U.S. Pat. No. 5,469,384 issued to Timothy M. Lacey on discloses a nonvolatile memory circuit that includes a load line circuit having two different impedance paths. One path is enabled to program one bit. A second, lower impedance path is used to program multiple (four) bits.
U.S. Pat. No. 5,398,203 issued to Bruce Prickett, Jr. discloses an EPROM programming circuit in which the current supplied to bit lines during programming is limited by a device in the load line that is placed into a linear mode of operation when bit line currents exceed desired levels.
U.S. Pat. No. 5,553,020 issued to Keeney et al. discloses a flash EEPROM device wherein the gate voltage is ramped to limit programming current.

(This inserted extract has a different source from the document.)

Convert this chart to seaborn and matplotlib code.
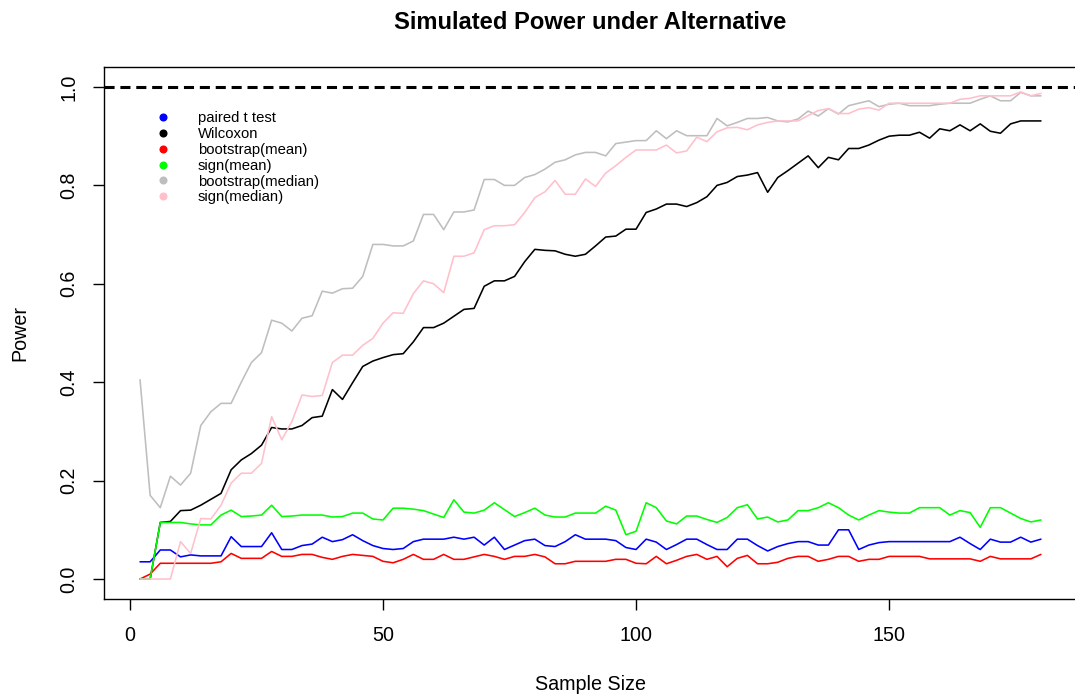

FIG. 4 sets forth a prior art arrangement in which a combination of a local sense amplifier, program load circuit, and data latch are provided for each array. One array is designated as reference character 40. A column selector 41 is disposed adjacent to the array 40, and according to column select signals, couples bit lines in the array to local data I/O lines 42. Each local data I/O line 42 is coupled to a sense amplifier 43/program load circuit 44/latch 45 combination. Such an arrangement eliminates the majority of the load line impedance, but requires that valuable area be dedicated to the circuits next to the array for higher density EPROMs. Further, the sense amplifier/program load circuit/latch combination should be placed within the pitch of the local data I/O lines 42.
It would be desirable to be able to provide a programming voltage to EPROM cells in large density memories without having to be concerned with the effects of the architecture on the programming load line.